| Figure scripts |
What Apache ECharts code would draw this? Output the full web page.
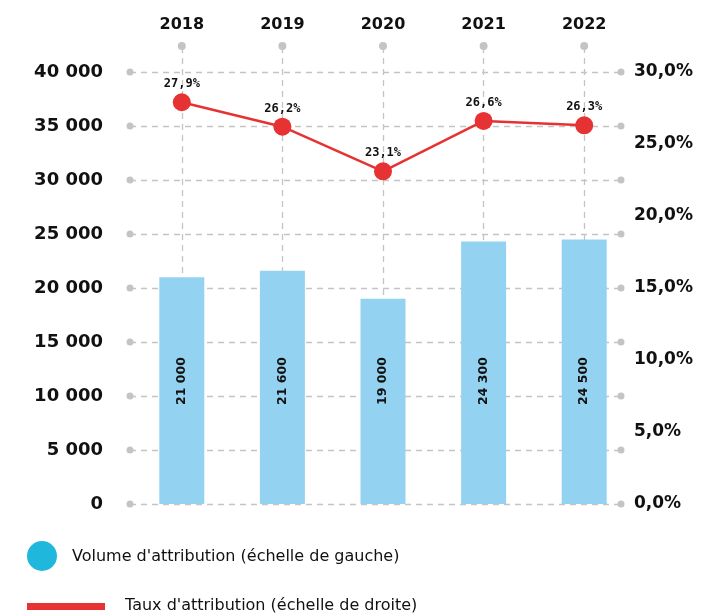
<!DOCTYPE html>
<html><head><meta charset="utf-8">
<script src="https://cdn.jsdelivr.net/npm/echarts@6/dist/echarts.min.js"></script>
<style>html,body{margin:0;padding:0;background:#fff}#c{width:707px;height:613px}</style>
</head><body><div id="c"></div>
<script>
var years = ['2018','2019','2020','2021','2022'];
var volume = [21000, 21600, 19000, 24300, 24500];
var taux = [27.9, 26.2, 23.1, 26.6, 26.3];
var leftTicks = [0, 5000, 10000, 15000, 20000, 25000, 30000, 35000, 40000];
var rightTicks = [0, 5, 10, 15, 20, 25, 30];
var legendLabels = ["Volume d'attribution (échelle de gauche)", "Taux d'attribution (échelle de droite)"];

var FONT = '"DejaVu Sans", "Liberation Sans", sans-serif';
var GRIDC = '#c4c4c4';
function fmtThousands(v){ return String(v).replace(/\B(?=(\d{3})+(?!\d))/g, ' '); }
function fmtPct(v){ return v.toFixed(1).replace('.', ',') + '%'; }

var chart = echarts.init(document.getElementById('c'), null, {renderer:'canvas'});
var option = {
  animation: false,
  grid: [
    {left: 130, right: 86, top: 72, bottom: 109},
    {left: 131.5, right: 72.5, top: 72, bottom: 109},
    {left: 131.5, right: 72.5, top: 46, bottom: 109}
  ],
  xAxis: [
    {gridIndex: 0, type: 'value', min: 0, max: 1, show: false},
    {gridIndex: 1, type: 'category', data: years, show: false},
    {gridIndex: 2, type: 'category', data: years, position: 'top',
     axisLine: {show: false}, axisTick: {show: false}, splitLine: {show: false},
     axisLabel: {margin: 13, color: '#111', fontFamily: FONT, fontWeight: 'bold', fontSize: 16}}
  ],
  yAxis: [
    {gridIndex: 0, type: 'value', min: 0, max: 40000, interval: 5000, position: 'left',
     axisLine: {show: false}, axisTick: {show: false}, splitLine: {show: false},
     axisLabel: {margin: 27, color: '#111', fontFamily: FONT, fontWeight: 'bold', fontSize: 18, formatter: fmtThousands}},
    {gridIndex: 0, type: 'value', min: 0, max: 30, interval: 5, position: 'right',
     axisLine: {show: false}, axisTick: {show: false}, splitLine: {show: false},
     axisLabel: {margin: 13, color: '#111', fontFamily: FONT, fontWeight: 'bold', fontSize: 17, formatter: fmtPct}},
    {gridIndex: 1, type: 'value', min: 0, max: 40000, show: false},
    {gridIndex: 1, type: 'value', min: 0, max: 30, show: false},
    {gridIndex: 2, type: 'value', min: 0, max: 1, show: false}
  ],
  series: [
    {type: 'line', xAxisIndex: 0, yAxisIndex: 0, data: [], silent: true, z: 1,
     markLine: {silent: true, z: 1, symbol: ['circle','circle'], symbolSize: 7, animation: false,
       label: {show: false},
       lineStyle: {color: GRIDC, type: [6, 5], width: 1.3},
       itemStyle: {color: '#b3b3b3'},
       emphasis: {disabled: true},
       data: leftTicks.map(function(t){ return {yAxis: t}; })}},
    {type: 'line', xAxisIndex: 2, yAxisIndex: 4, data: [], silent: true, z: 1,
     markLine: {silent: true, z: 1, symbol: ['none','circle'], symbolSize: 8, animation: false,
       label: {show: false},
       lineStyle: {color: GRIDC, type: [6, 5], width: 1.3},
       itemStyle: {color: '#b3b3b3'},
       emphasis: {disabled: true},
       data: years.map(function(y){ return {xAxis: y}; })}},
    {type: 'bar', name: legendLabels[0], xAxisIndex: 1, yAxisIndex: 2, data: volume, barWidth: 45, z: 3,
     itemStyle: {color: '#93d3f1'},
     label: {show: true, position: 'insideBottom', distance: 99, rotate: 90, align: 'left', verticalAlign: 'middle',
       color: '#111', fontFamily: FONT, fontWeight: 'bold', fontSize: 12.5,
       formatter: function(p){ return fmtThousands(p.value); }}},
    {type: 'line', name: legendLabels[1], xAxisIndex: 1, yAxisIndex: 3, data: taux, z: 5,
     symbol: 'circle', symbolSize: 18,
     lineStyle: {color: '#e63232', width: 2.5}, itemStyle: {color: '#e63232'},
     label: {show: true, position: 'top', distance: 3, color: '#111',
       fontFamily: '"DejaVu Sans Mono", monospace', fontWeight: 'bold', fontSize: 12,
       formatter: function(p){ return fmtPct(p.value); }}}
  ],
  graphic: [
    {type: 'circle', shape: {cx: 42, cy: 556, r: 15}, style: {fill: '#1fb8dc'}},
    {type: 'text', x: 72, y: 557, style: {text: legendLabels[0], fill: '#111', font: '16px ' + FONT, textVerticalAlign: 'middle'}},
    {type: 'rect', shape: {x: 27, y: 603, width: 78, height: 7}, style: {fill: '#e63232'}},
    {type: 'text', x: 125, y: 606, style: {text: legendLabels[1], fill: '#111', font: '16px ' + FONT, textVerticalAlign: 'middle'}}
  ]
};
chart.setOption(option);
</script></body></html>
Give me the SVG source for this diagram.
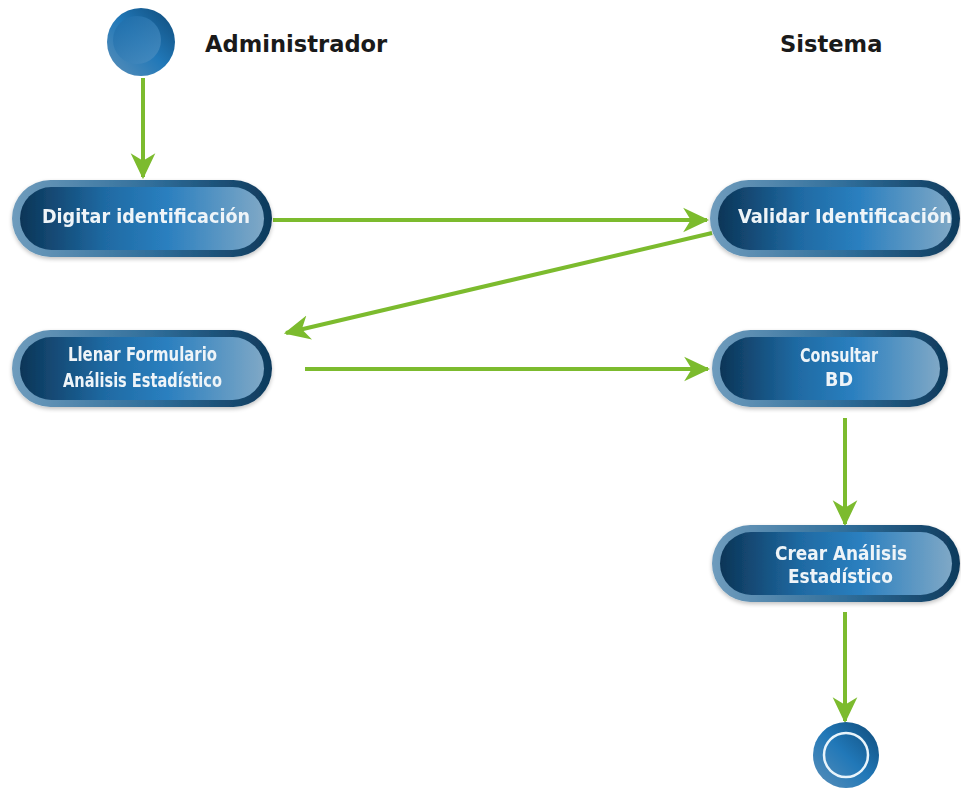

| Exercise requirements |
Without the pictures, write out the lines from the beginning of the entries through the line with "return v.toFixed(1).replace('.', ',')".

| Complete output |
What Apache ECharts code would draw this? Output the full web page.
<!DOCTYPE html>
<html><head><meta charset="utf-8">
<script src="https://cdn.jsdelivr.net/npm/echarts@6/dist/echarts.min.js"></script>
<style>html,body{margin:0;padding:0;background:#fff}#c{width:707px;height:613px}</style>
</head><body><div id="c"></div>
<script>
var years = ['2018','2019','2020','2021','2022'];
var volume = [21000, 21600, 19000, 24300, 24500];
var taux = [27.9, 26.2, 23.1, 26.6, 26.3];
var leftTicks = [0, 5000, 10000, 15000, 20000, 25000, 30000, 35000, 40000];
var rightTicks = [0, 5, 10, 15, 20, 25, 30];
var legendLabels = ["Volume d'attribution (échelle de gauche)", "Taux d'attribution (échelle de droite)"];

var FONT = '"DejaVu Sans", "Liberation Sans", sans-serif';
var GRIDC = '#c4c4c4';
function fmtThousands(v){ return String(v).replace(/\B(?=(\d{3})+(?!\d))/g, ' '); }
function fmtPct(v){ return v.toFixed(1).replace('.', ',') + '%'; }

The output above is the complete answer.